The fact that the government has lied to us on numerous occasions does not lead logically to everything the government says is a lie.
What actually follows is that we should exercise due caution when listening, follow money trails when possible, and then make our best judgment based on what we find.
We have to go on a case-by-case basis.
That’s more work, I know, but it’s the only thing likely to yield truth. For those who care about the truth.
Are there issues on which the government is (probably) telling the truth? I could list a few, but not in one or two lines. We’d get off track — and I’d be in still more hot water.
The point is that — if you’ll pardon the Freudian imagery — sometimes a cigar is just a cigar.
What’s the real problem here?
We’ve trained ourselves to look for conspiracies. But not every earthshaking event results from a government conspiracy.
I argued last week that, however they got there, the rich fields of recent history have been marred by false rabbit trails. Their purpose has been to distract and confuse.
They’ve served their purpose.
As adherents of the Liberty narrative follow the rabbit trails, real conspiracies advance. Small and large. Many of the small just involve misinformation — or disinfo. Especially involving the economy. Their purpose is to make you relax and believe everything is okay when it isn’t.
Is anyone paying attention to what the Federal Reserve is doing these days, or to the reasons for thinking that the most current “economic boom” is another bubble, the most massive in history?
Has anyone noted the collective cognitive dissonance between what “experts” say about the economy and the money worries that keep millions of ordinary folks awake at night?
On the foreign front, does anyone truly believe the U.S. war machine is rattling sabers against Venezuela and Iran because the U.S. government cares about Venezuelans, or because the Iranians shot down a U.S. drone in their own airspace?
How gullible can people be, not to realize that such affairs are about who controls the oil supply to the West (i.e., to the global corporations who have been calling the shots for years)?
Incidentally, global corporations also lie. Like rugs.
If some of this sounds like it comes from the “economic left,” make the best of it, my friends. I concluded some time ago that some of those folks have a few things right.
Which brings me full circle to the fate of the Liberty movement and its narrative.
They get a few things wrong.
Is there any hope for either?
You won’t like my answer.
In its present form, No.
For one thing, the movement is now irrelevant, as noted above.
They’re like a small group of drunks in the upper desk at a baseball game. The action is on the field, and they’re nowhere near it.

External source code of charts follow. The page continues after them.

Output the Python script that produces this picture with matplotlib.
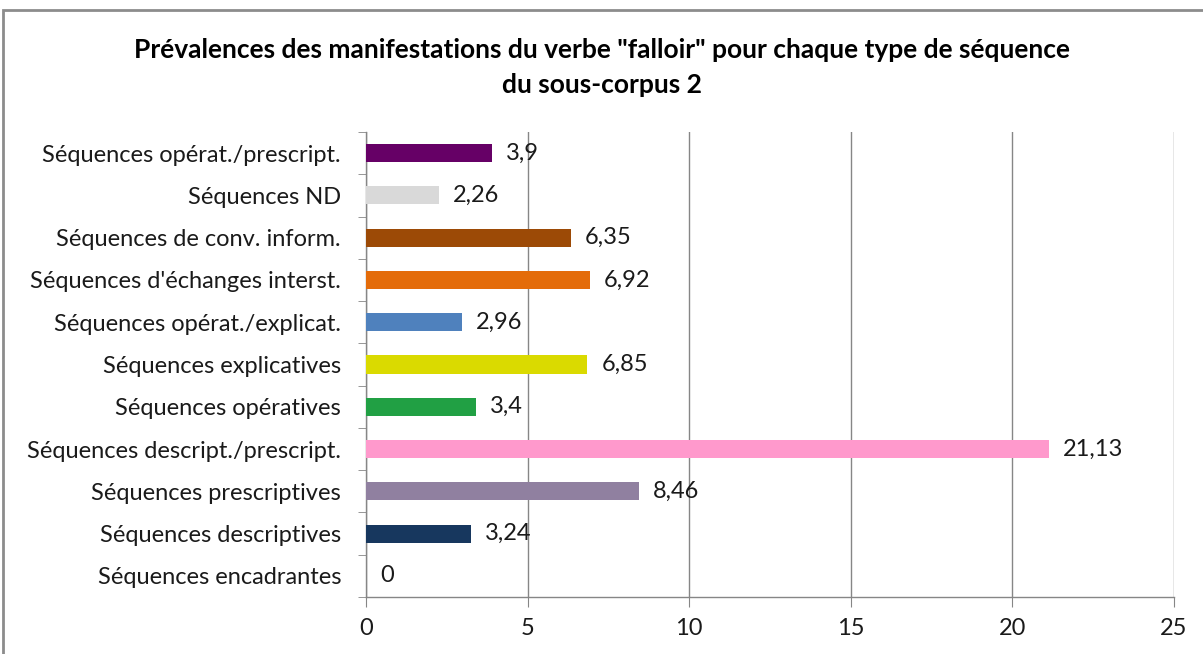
import matplotlib
matplotlib.use("Agg")
import matplotlib.pyplot as plt
from matplotlib.patches import Rectangle
from matplotlib.ticker import FixedLocator

categories = [
    "Séquences encadrantes",
    "Séquences descriptives",
    "Séquences prescriptives",
    "Séquences descript./prescript.",
    "Séquences opératives",
    "Séquences explicatives",
    "Séquences opérat./explicat.",
    "Séquences d'échanges interst.",
    "Séquences de conv. inform.",
    "Séquences ND",
    "Séquences opérat./prescript.",
]
values = [0, 3.24, 8.46, 21.13, 3.4, 6.85, 2.96, 6.92, 6.35, 2.26, 3.9]
labels = ["0", "3,24", "8,46", "21,13", "3,4", "6,85", "2,96", "6,92", "6,35", "2,26", "3,9"]
colors = ["#FFFFFF", "#17375E", "#9080A0", "#FF99CC", "#21A044", "#DADA00",
          "#4F81BD", "#E46C0A", "#9C4A06", "#D9D9D9", "#660066"]
xticks = [0, 5, 10, 15, 20, 25]

plt.rcParams['font.family'] = ['Lato', 'DejaVu Sans']

W, H = 1203, 654
fig = plt.figure(figsize=(W / 100, H / 100), dpi=100)
ax = fig.add_axes([366 / W, 1 - 597 / H, (1174 - 366) / W, (597 - 132) / H])

y = list(range(len(categories)))
ax.barh(y, values, height=0.43, color=colors, edgecolor="none", zorder=3)
for yi, v, lab in zip(y, values, labels):
    ax.annotate(lab, (v, yi), xytext=(10, 0), textcoords="offset points",
                va="center", ha="left", fontsize=17, color="#1a1a1a")

ax.set_xlim(0, 25)
ax.set_ylim(-0.5, len(categories) - 0.5)
ax.set_xticks(xticks)
ax.set_xticklabels([str(t) for t in xticks], fontsize=17, color="#1a1a1a")
ax.set_yticks(y)
ax.set_yticklabels(categories, fontsize=17, color="#1a1a1a")
ax.yaxis.set_minor_locator(FixedLocator([i - 0.5 for i in range(len(categories) + 1)]))
ax.tick_params(axis="y", which="major", length=0, pad=18)
ax.tick_params(axis="y", which="minor", length=6, color="#868686", direction="out")
ax.tick_params(axis="x", length=7, color="#868686", direction="out", pad=8)
ax.grid(axis="x", color="#868686", linewidth=1, zorder=0)
for s in ["top", "right"]:
    ax.spines[s].set_visible(False)
for s in ["left", "bottom"]:
    ax.spines[s].set_color("#868686")
    ax.spines[s].set_linewidth(1)

fig.text(0.5, 1 - 50 / H, 'Prévalences des manifestations du verbe "falloir" pour chaque type de séquence',
         ha="center", va="center", fontsize=19, fontweight="bold")
fig.text(0.5, 1 - 85 / H, "du sous-corpus 2", ha="center", va="center",
         fontsize=19, fontweight="bold")

fig.patches.append(Rectangle((3 / W, -0.1), 1.2, 1 - 10 / H + 0.1, transform=fig.transFigure,
                             fill=False, edgecolor="#8c8c8c", linewidth=2))

fig.savefig("out.png", dpi=100)
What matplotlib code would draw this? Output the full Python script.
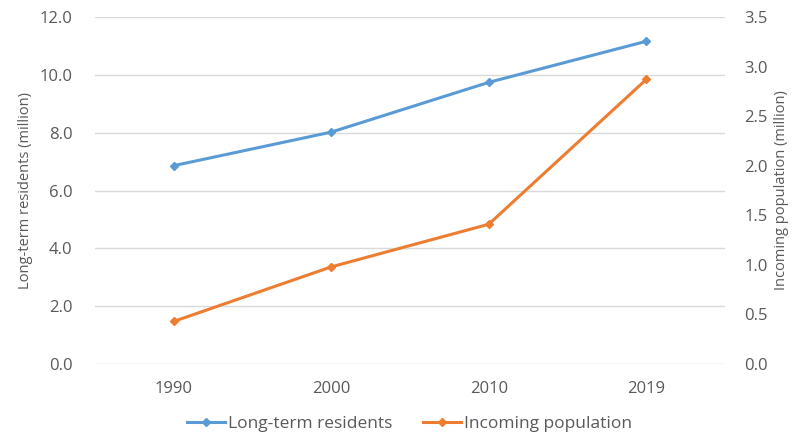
import matplotlib.pyplot as plt

years = ['1990', '2000', '2010', '2019']
long_term = [6.86, 8.02, 9.74, 11.16]
incoming = [0.43, 0.98, 1.41, 2.87]

blue = '#5B9BD5'
orange = '#ED7D31'
txt = '#595959'

plt.rcParams['font.family'] = ['Open Sans', 'DejaVu Sans']

fig = plt.figure(figsize=(7.98, 4.36), dpi=100)
ax = fig.add_axes([0.119, 0.165, 0.7895, 0.796])
ax2 = ax.twinx()

x = range(len(years))
ax.plot(x, long_term, color=blue, lw=2.2, marker='D', ms=4.5, label='Long-term residents', zorder=3)
ax2.plot(x, incoming, color=orange, lw=2.2, marker='D', ms=4.5, label='Incoming population', zorder=3)

ax.set_xlim(-0.5, 3.5)
ax.set_xticks(list(x))
ax.set_xticklabels(years)
ax.set_ylim(0, 12)
ax.set_yticks([0, 2, 4, 6, 8, 10, 12])
ax.set_yticklabels([f'{v:.1f}' for v in [0, 2, 4, 6, 8, 10, 12]])
ax2.set_ylim(0, 3.5)
ax2.set_yticks([0, 0.5, 1, 1.5, 2, 2.5, 3, 3.5])
ax2.set_yticklabels([f'{v:.1f}' for v in [0, 0.5, 1, 1.5, 2, 2.5, 3, 3.5]])

ax.grid(axis='y', color='#d9d9d9', lw=1)
ax.set_axisbelow(True)
for a in (ax, ax2):
    for s in a.spines.values():
        s.set_visible(False)
    a.tick_params(length=0, colors=txt, labelsize=12)
ax.tick_params(axis='y', pad=16)
ax2.tick_params(axis='y', pad=14)
ax.tick_params(axis='x', pad=12)

ax.set_ylabel('Long-term residents (million)', color=txt, fontsize=10.5, labelpad=5)
ax2.set_ylabel('Incoming population (million)', color=txt, fontsize=10.5, labelpad=4, rotation=90)

h1, l1 = ax.get_legend_handles_labels()
h2, l2 = ax2.get_legend_handles_labels()
fig.legend(h1 + h2, l1 + l2, loc='center', bbox_to_anchor=(0.513, 0.028), ncol=2,
           frameon=False, fontsize=12.5, labelcolor=txt, handlelength=2.2,
           handletextpad=0.15, columnspacing=1.8)

fig.savefig('out.png', dpi=100)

Its narrative has gone from a love of liberty and the necessary hard thinking about its conditions (which needs more than appeals to abstract “free markets”) to blind and blinding hatred of “the State” as a monolithic entity.
Not the Deep Establishment, but something they see as far more dangerous. Something that wants to kill you, and sometimes does.
Government is just people. A few, like police, have deadly power, and we rightly get angered when a cop wields it irresponsibly and shoots an unarmed black man.
But “the State” didn’t kill the man. An individual cop did.
Justice demands that he be held accountable, and sometimes he is.
But most people in government don’t have any real power. There are roughly 9.7 million full-time federal employees, counting military, postal workers, agency bureaucrats, etc. I didn’t attempt to find out how many state-level employees there are, or county-level, and so on.
Some are your neighbors or folks you see in restaurants. They have the same bills to pay as you do, kids they love and worry about, cars that need upkeep, a dog (or cat).
Many are as bored with their jobs as you might be.
None are where they are because the Illuminati beamed bozo rays into the heads of the folks atop the Council on Foreign Relations.
Here’s your real problem:
“[T]he powers of financial capitalism had a far-reaching aim, nothing less than to create a world system of financial control in private hands able to dominate the political system of each country and the economy of the world as a whole. This system was to be controlled in a feudalist fashion by the central banks of the world acting in concert, by secret agreements arrived at in frequent meetings and conferences. The apex of the system was to be the Bank for International Settlements in Basle, Switzerland, a private bank owned and controlled by the world’s central banks which were themselves private corporations. Each central bank … sought to dominate its government by its ability to control Treasury loans, to manipulate foreign exchanges, to influence the level of economic activity in the country, and to influence cooperative politicians by subsequent economic rewards in the business world…. The growth of financial capitalism made possible a centralization of world economic control and a use of this power for the direct benefit of financiers and the indirect injury of all other economic groups. This concentration of power, however, could be achieved only by using methods which planted the seeds which grew into monopoly capitalism.”
- Carroll Quigley, Tragedy & Hope: A History of the World In Our Time (1966), pp. 314, 337.
Thus the nascent world government movement, the purposes of which are to service global corporations which keep the masses on the various continents controlled, as docile as possible, and consuming what the monopoly capitalists produce.
This is the Deep Establishment, which my research tells me is far more advanced today than when Quigley was writing.
And at his very best, all Trump has been able to do is slow it down — if even that. His erratic behavior, if anything, has gummed up its works.
This, of course, has nothing to do with the Apollo missions, which exemplified science, technology, optimism, and a level of intellection starting to escape elite control.
But this goes beyond the scope of what I’ve tried to get across today. It calls for a separate article.
I rest my case. The Apollo missions happened; to believe otherwise and make an issue of it is to have gotten distracted from what is important. (Read Quigley again.) Not to mention making conspiracy research look silly. Oh, and by the way, the world is round. Well … aside from its being ever-so-slightly flattened at the poles.